Exercise description: Reproduce the listing below word for word, with no pictures.

◇ ◇ ◇ ◇

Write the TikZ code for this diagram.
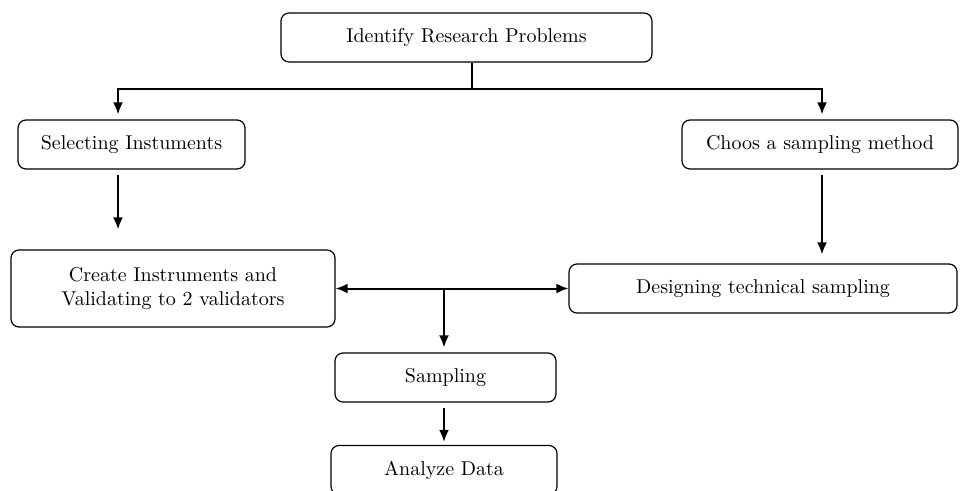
\documentclass[tikz,border=0pt]{standalone}
\usetikzlibrary{arrows.meta}

\tikzset{
  stepbox/.style={draw, rounded corners=4pt, semithick, align=center,
    inner sep=2pt, minimum height=24.5pt},
  tip/.style={-{Latex[length=6pt,width=5pt]}},
  flow/.style={tip, line width=1pt, shorten <=2.5pt, shorten >=2.5pt}
}

\begin{document}
\begin{tikzpicture}[x=0.5pt, y=-0.5pt]
		\useasboundingbox (0,0) rectangle (961,491);
		\clip (0,0) rectangle (961,491);
		% boxes
		\node [stepbox, minimum width=185.5pt] (prob) at (466.5,37.5) {Identify Research Problems};
		\node [stepbox, minimum width=113.5pt] (select) at (131.5,144.5) {Selecting Instuments};
		\node [stepbox, minimum width=138pt] (choos) at (820,144.5) {Choos a sampling method};
		\node [stepbox, minimum width=162pt, minimum height=38.5pt] (create) at (173,288.5) {Create Instruments and\\Validating to 2 validators};
		\node [stepbox, minimum width=194pt] (design) at (763,288.5) {Designing technical sampling};
		\node [stepbox, minimum width=110.5pt] (samp) at (445.5,377.5) {Sampling};
		\node [stepbox, minimum width=113pt] (anal) at (444,470) {Analyze Data};
		% split points
		\coordinate (lcol) at (118,0);
		\coordinate (split) at (472,89);
		\coordinate (mid) at (444,288.5);
		% connectors
		\draw [line width=1pt] (prob.south -| split) -- (split);
		\draw [flow, shorten <=0pt] (split) -| (lcol |- select.north);
		\draw [flow, shorten <=0pt] (split) -| ([xshift=1pt]choos.north);
		\draw [flow, shorten >=10pt] (lcol |- select.south) -- (lcol |- create.north);
		\draw [flow, shorten >=4.5pt] ([xshift=29.5pt]design.north |- choos.south) -- ([xshift=29.5pt]design.north);
		\draw [line width=1pt, {Latex[length=6pt,width=5pt]}-{Latex[length=6pt,width=5pt]}] (create.east) -- (design.west);
		\draw [flow, shorten <=0pt] (mid) -- (samp.north -| mid);
		\draw [flow, shorten >=1.5pt] (samp.south -| mid) -- (anal.north -| mid);
		\end{tikzpicture}
\end{document}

◇ ◇ ◇ ◇

Exercise answer:
Write the TikZ code for this diagram.
\documentclass[tikz,border=0pt]{standalone}
\usetikzlibrary{arrows.meta}

\tikzset{
  stepbox/.style={draw, rounded corners=4pt, semithick, align=center,
    inner sep=2pt, minimum height=24.5pt},
  tip/.style={-{Latex[length=6pt,width=5pt]}},
  flow/.style={tip, line width=1pt, shorten <=2.5pt, shorten >=2.5pt}
}

\begin{document}
\begin{tikzpicture}[x=0.5pt, y=-0.5pt]
		\useasboundingbox (0,0) rectangle (961,491);
		\clip (0,0) rectangle (961,491);
		% boxes
		\node [stepbox, minimum width=185.5pt] (prob) at (466.5,37.5) {Identify Research Problems};
		\node [stepbox, minimum width=113.5pt] (select) at (131.5,144.5) {Selecting Instuments};
		\node [stepbox, minimum width=138pt] (choos) at (820,144.5) {Choos a sampling method};
		\node [stepbox, minimum width=162pt, minimum height=38.5pt] (create) at (173,288.5) {Create Instruments and\\Validating to 2 validators};
		\node [stepbox, minimum width=194pt] (design) at (763,288.5) {Designing technical sampling};
		\node [stepbox, minimum width=110.5pt] (samp) at (445.5,377.5) {Sampling};
		\node [stepbox, minimum width=113pt] (anal) at (444,470) {Analyze Data};
		% split points
		\coordinate (lcol) at (118,0);
		\coordinate (split) at (472,89);
		\coordinate (mid) at (444,288.5);
		% connectors
		\draw [line width=1pt] (prob.south -| split) -- (split);
		\draw [flow, shorten <=0pt] (split) -| (lcol |- select.north);
		\draw [flow, shorten <=0pt] (split) -| ([xshift=1pt]choos.north);
		\draw [flow, shorten >=10pt] (lcol |- select.south) -- (lcol |- create.north);
		\draw [flow, shorten >=4.5pt] ([xshift=29.5pt]design.north |- choos.south) -- ([xshift=29.5pt]design.north);
		\draw [line width=1pt, {Latex[length=6pt,width=5pt]}-{Latex[length=6pt,width=5pt]}] (create.east) -- (design.west);
		\draw [flow, shorten <=0pt] (mid) -- (samp.north -| mid);
		\draw [flow, shorten >=1.5pt] (samp.south -| mid) -- (anal.north -| mid);
		\end{tikzpicture}
\end{document}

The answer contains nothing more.